The Case of the Self-Heating Container
How TRIZ helped bring an innovative product successfully to market.

 

TRIZ (pronounced "trees") is an acronym for the Russian words Teoriya Resheniya Izobretatelskikh Zadatch. Translated, the phrase
means the “Theory of Inventive Problem Solving.”

 

You may have noticed or heard about a new product called a self-heating container, made by a company called OnTech and sold under Wolfgang Puck and other brands. This case study highlights only one of more than 400 technical problems that were solved with TRIZ to make the container a market success.

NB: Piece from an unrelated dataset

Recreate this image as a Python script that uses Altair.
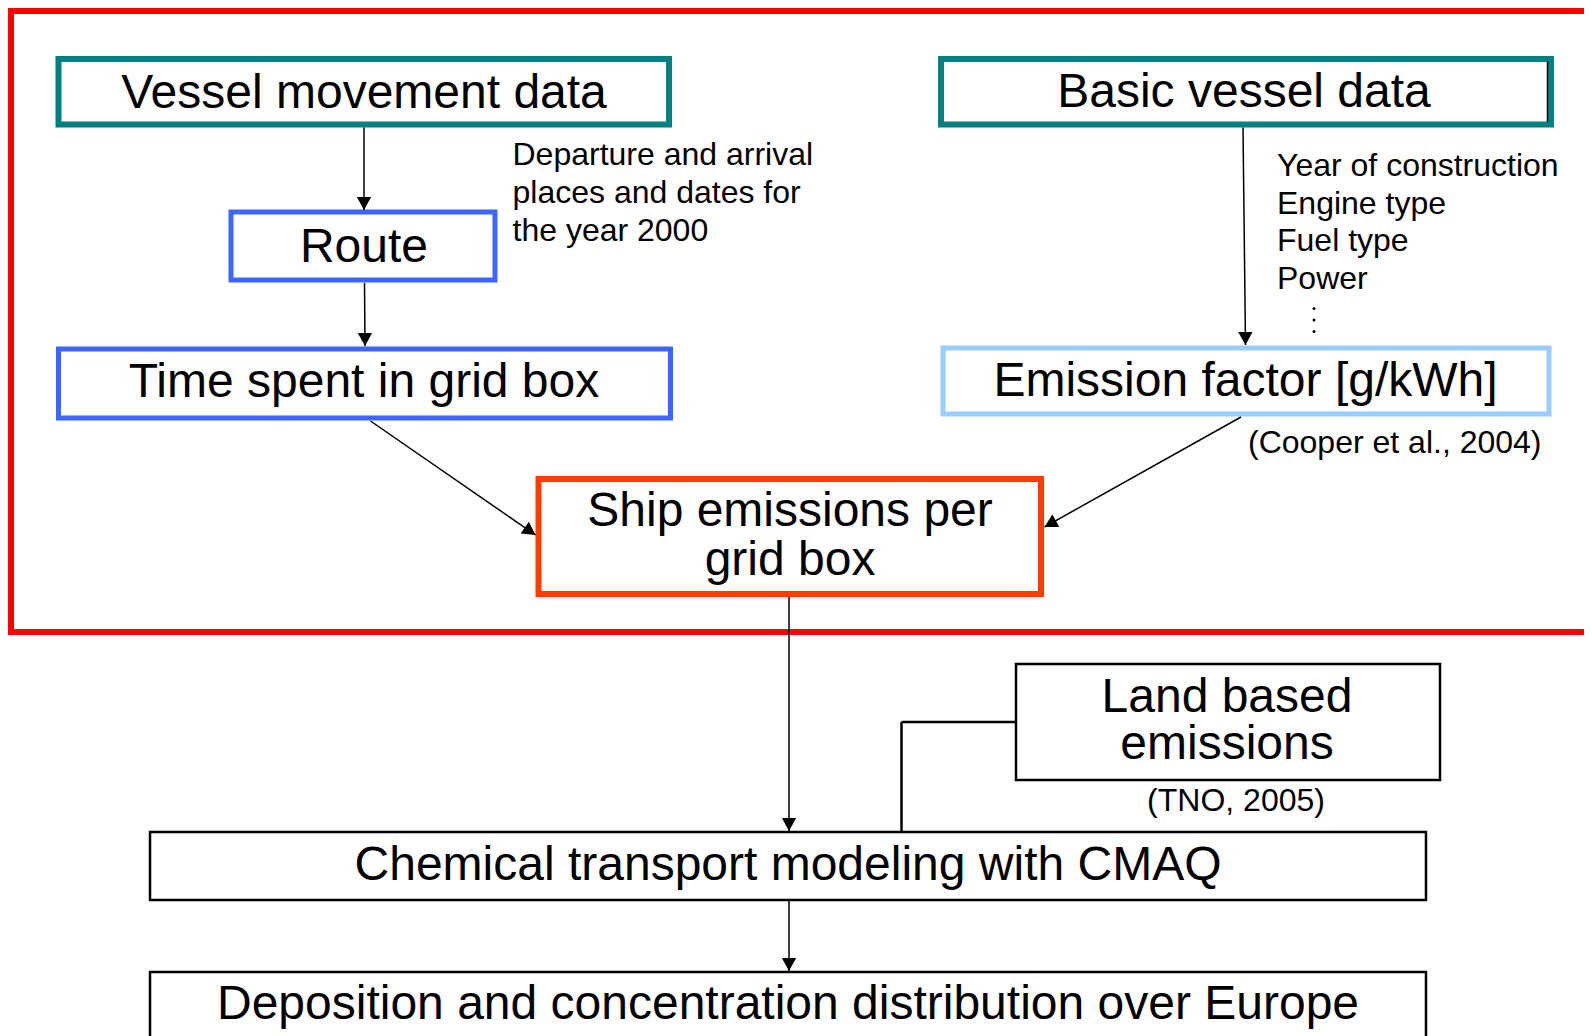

As shown in the image below, by triggering an exothermic reaction inside, an OnTech beverage container safely heats its liquid content to a desirable temperature so consumers can enjoy coffee while camping, or hot chocolate at a child’s soccer game on a cold day. Of course the challenge for OnTech was to make all of its containers commercially feasible, while providing the required functionality at a reasonable cost.

 

The Challenge

Here’s how the OnTech container works: A button is pressed on the bottom of the can, which breaks a barrier between calcium oxide and water, which combine to create an exothermic reaction, which releases energy into the internal container, which heats the beverage that sits in an external compartment separate from the chemistry. Nothing about making an exothermic reaction is all that complicated — but making one that heats sterile beverages consistently is complicated enough to present many engineering and cost challenges.

OnTech container


The Process

Work on the container project began where many TRIZ projects do: utilizing substance-field modeling, mathematical modeling, and Taguchi design of experiments to set up the basic structure of the design, and to optimize several of its design parameters. One such parameter for the OnTech project was to make the outside layer of the container strong enough to resist expansion caused by the energy created during the exothermic reaction.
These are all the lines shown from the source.